**Records to use:**
* * *

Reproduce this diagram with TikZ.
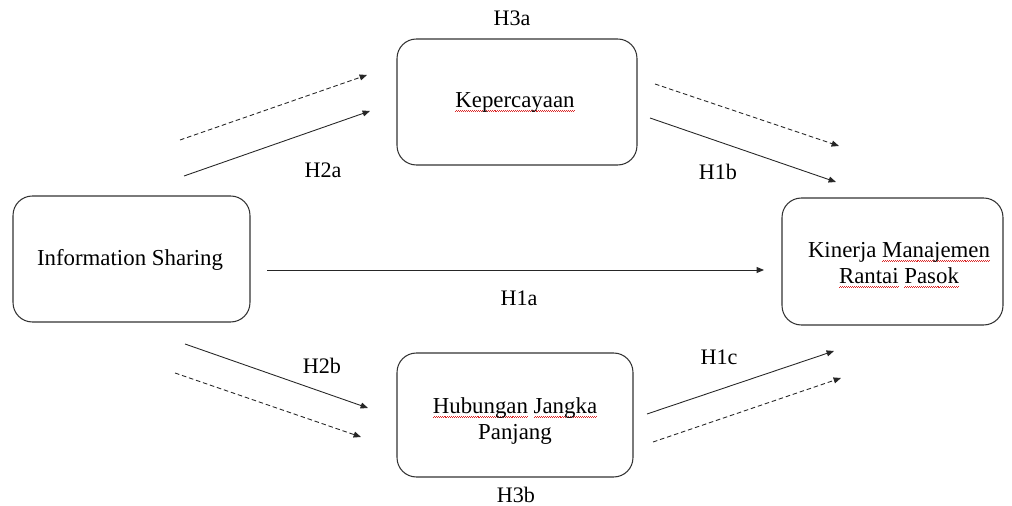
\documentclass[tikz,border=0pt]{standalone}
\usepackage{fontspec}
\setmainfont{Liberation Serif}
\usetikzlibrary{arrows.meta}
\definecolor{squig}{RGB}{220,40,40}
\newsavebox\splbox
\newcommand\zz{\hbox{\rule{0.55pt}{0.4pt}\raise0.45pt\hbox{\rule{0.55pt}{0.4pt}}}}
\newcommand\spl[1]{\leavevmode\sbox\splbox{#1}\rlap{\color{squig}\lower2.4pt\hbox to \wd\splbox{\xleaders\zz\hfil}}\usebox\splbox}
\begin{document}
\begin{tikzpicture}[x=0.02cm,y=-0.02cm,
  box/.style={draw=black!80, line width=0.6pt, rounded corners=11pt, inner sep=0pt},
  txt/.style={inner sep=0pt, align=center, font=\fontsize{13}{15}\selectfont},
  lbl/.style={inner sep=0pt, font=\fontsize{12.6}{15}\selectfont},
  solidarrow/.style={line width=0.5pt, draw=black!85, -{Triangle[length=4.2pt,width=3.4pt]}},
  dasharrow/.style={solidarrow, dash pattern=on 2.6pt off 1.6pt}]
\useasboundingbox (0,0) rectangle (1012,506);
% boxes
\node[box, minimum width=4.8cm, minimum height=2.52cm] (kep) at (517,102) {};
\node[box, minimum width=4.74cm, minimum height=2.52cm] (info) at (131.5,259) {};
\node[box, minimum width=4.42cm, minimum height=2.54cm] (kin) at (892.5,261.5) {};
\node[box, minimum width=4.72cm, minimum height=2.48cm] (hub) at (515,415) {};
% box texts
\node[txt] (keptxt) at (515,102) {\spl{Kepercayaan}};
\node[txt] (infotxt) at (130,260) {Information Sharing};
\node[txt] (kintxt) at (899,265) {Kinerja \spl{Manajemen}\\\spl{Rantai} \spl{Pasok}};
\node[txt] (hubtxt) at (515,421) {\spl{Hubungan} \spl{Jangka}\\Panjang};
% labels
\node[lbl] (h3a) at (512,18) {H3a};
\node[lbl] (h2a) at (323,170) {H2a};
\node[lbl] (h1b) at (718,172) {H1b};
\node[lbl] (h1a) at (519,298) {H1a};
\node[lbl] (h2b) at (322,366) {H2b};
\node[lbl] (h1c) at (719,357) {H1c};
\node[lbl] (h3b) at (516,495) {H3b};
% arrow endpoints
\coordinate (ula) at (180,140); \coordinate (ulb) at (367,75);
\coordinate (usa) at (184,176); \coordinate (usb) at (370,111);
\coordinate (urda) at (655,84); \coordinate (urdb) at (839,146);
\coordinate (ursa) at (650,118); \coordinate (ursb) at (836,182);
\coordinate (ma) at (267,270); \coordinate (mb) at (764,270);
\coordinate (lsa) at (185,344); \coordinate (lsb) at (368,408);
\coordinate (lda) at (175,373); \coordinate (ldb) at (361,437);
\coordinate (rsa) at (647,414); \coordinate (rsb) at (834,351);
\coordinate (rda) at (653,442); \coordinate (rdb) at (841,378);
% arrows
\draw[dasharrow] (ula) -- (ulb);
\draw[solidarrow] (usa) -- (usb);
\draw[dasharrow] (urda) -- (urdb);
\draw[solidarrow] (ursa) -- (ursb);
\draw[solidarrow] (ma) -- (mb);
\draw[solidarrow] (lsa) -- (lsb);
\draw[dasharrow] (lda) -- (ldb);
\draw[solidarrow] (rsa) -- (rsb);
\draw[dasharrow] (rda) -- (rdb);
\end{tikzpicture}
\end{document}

* * *

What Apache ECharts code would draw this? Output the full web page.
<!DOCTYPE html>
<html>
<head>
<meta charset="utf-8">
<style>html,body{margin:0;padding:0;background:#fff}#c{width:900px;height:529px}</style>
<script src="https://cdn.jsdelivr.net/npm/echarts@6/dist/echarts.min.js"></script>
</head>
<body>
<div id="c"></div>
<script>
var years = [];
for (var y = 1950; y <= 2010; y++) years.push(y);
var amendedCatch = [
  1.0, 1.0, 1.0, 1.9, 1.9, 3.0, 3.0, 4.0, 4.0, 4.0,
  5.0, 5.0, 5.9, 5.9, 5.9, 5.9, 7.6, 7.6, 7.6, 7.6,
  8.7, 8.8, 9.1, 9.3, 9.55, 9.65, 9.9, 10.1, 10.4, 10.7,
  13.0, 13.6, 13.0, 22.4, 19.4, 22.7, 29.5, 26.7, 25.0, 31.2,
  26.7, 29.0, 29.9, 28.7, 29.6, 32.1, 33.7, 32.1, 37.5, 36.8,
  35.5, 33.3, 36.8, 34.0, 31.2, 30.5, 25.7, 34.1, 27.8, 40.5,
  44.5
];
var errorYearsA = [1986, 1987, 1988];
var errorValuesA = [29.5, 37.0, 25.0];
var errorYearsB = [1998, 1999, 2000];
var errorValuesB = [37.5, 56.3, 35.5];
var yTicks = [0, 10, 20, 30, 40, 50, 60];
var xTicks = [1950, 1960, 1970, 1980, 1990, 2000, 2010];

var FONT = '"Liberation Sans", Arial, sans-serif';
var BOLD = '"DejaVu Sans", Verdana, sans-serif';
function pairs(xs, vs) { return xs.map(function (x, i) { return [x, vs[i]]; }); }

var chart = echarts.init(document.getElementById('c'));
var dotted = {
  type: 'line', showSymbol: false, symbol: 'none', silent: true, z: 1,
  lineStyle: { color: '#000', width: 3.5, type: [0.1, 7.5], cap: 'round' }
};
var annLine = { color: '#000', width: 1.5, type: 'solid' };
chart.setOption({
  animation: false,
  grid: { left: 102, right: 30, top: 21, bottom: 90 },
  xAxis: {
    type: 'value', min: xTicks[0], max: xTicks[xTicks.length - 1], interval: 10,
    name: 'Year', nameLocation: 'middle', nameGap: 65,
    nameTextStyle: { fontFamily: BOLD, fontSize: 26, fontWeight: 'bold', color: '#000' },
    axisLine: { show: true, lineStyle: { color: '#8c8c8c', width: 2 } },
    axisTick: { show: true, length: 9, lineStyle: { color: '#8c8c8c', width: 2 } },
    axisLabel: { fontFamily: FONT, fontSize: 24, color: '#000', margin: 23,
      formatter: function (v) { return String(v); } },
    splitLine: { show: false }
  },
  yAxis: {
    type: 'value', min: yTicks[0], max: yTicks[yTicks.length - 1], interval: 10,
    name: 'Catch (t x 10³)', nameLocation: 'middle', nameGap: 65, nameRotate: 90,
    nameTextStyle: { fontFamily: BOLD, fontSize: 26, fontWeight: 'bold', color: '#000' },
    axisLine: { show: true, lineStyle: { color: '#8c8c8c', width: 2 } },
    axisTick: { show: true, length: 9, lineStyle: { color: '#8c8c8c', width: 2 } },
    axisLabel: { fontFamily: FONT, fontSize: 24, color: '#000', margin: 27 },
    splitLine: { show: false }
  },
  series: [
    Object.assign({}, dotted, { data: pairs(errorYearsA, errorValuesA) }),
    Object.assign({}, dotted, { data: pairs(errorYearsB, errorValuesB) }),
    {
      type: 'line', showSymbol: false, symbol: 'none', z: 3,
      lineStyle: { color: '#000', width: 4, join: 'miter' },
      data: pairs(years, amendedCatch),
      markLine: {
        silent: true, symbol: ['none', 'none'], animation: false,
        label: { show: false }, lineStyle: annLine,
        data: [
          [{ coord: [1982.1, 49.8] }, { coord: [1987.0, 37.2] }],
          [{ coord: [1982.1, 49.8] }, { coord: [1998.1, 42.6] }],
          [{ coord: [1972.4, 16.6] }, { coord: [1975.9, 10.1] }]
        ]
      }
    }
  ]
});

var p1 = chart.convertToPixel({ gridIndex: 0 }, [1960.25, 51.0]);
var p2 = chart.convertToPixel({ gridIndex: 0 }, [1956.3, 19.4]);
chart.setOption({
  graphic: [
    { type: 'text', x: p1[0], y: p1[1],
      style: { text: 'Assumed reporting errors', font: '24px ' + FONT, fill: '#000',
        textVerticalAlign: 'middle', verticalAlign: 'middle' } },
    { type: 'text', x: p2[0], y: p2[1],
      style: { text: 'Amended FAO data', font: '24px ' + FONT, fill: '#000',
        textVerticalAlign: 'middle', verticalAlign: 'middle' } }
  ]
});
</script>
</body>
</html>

* * *

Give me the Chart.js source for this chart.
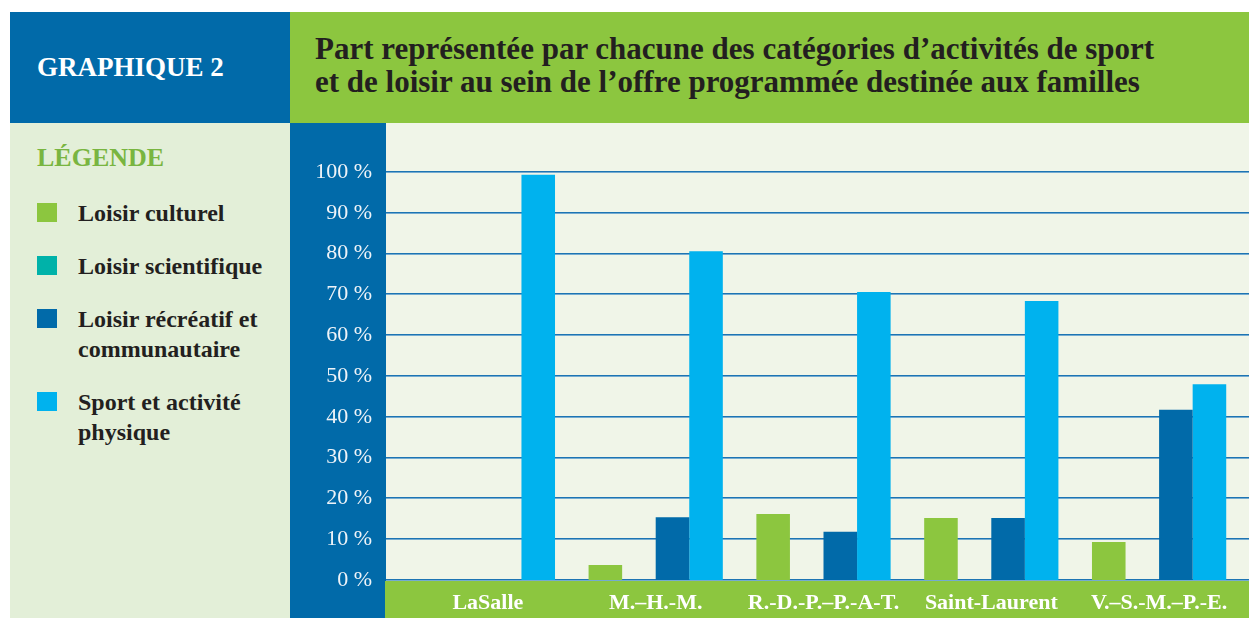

* * *

**Required work:**
Only the lines running from the line with "What Apache ECharts" through the line with "function pairs(xs, vs)" should be repeated, exactly and with both ends kept.

**Exercise response:**
What Apache ECharts code would draw this? Output the full web page.
<!DOCTYPE html>
<html>
<head>
<meta charset="utf-8">
<style>html,body{margin:0;padding:0;background:#fff}#c{width:900px;height:529px}</style>
<script src="https://cdn.jsdelivr.net/npm/echarts@6/dist/echarts.min.js"></script>
</head>
<body>
<div id="c"></div>
<script>
var years = [];
for (var y = 1950; y <= 2010; y++) years.push(y);
var amendedCatch = [
  1.0, 1.0, 1.0, 1.9, 1.9, 3.0, 3.0, 4.0, 4.0, 4.0,
  5.0, 5.0, 5.9, 5.9, 5.9, 5.9, 7.6, 7.6, 7.6, 7.6,
  8.7, 8.8, 9.1, 9.3, 9.55, 9.65, 9.9, 10.1, 10.4, 10.7,
  13.0, 13.6, 13.0, 22.4, 19.4, 22.7, 29.5, 26.7, 25.0, 31.2,
  26.7, 29.0, 29.9, 28.7, 29.6, 32.1, 33.7, 32.1, 37.5, 36.8,
  35.5, 33.3, 36.8, 34.0, 31.2, 30.5, 25.7, 34.1, 27.8, 40.5,
  44.5
];
var errorYearsA = [1986, 1987, 1988];
var errorValuesA = [29.5, 37.0, 25.0];
var errorYearsB = [1998, 1999, 2000];
var errorValuesB = [37.5, 56.3, 35.5];
var yTicks = [0, 10, 20, 30, 40, 50, 60];
var xTicks = [1950, 1960, 1970, 1980, 1990, 2000, 2010];

var FONT = '"Liberation Sans", Arial, sans-serif';
var BOLD = '"DejaVu Sans", Verdana, sans-serif';
function pairs(xs, vs) { return xs.map(function (x, i) { return [x, vs[i]]; }); }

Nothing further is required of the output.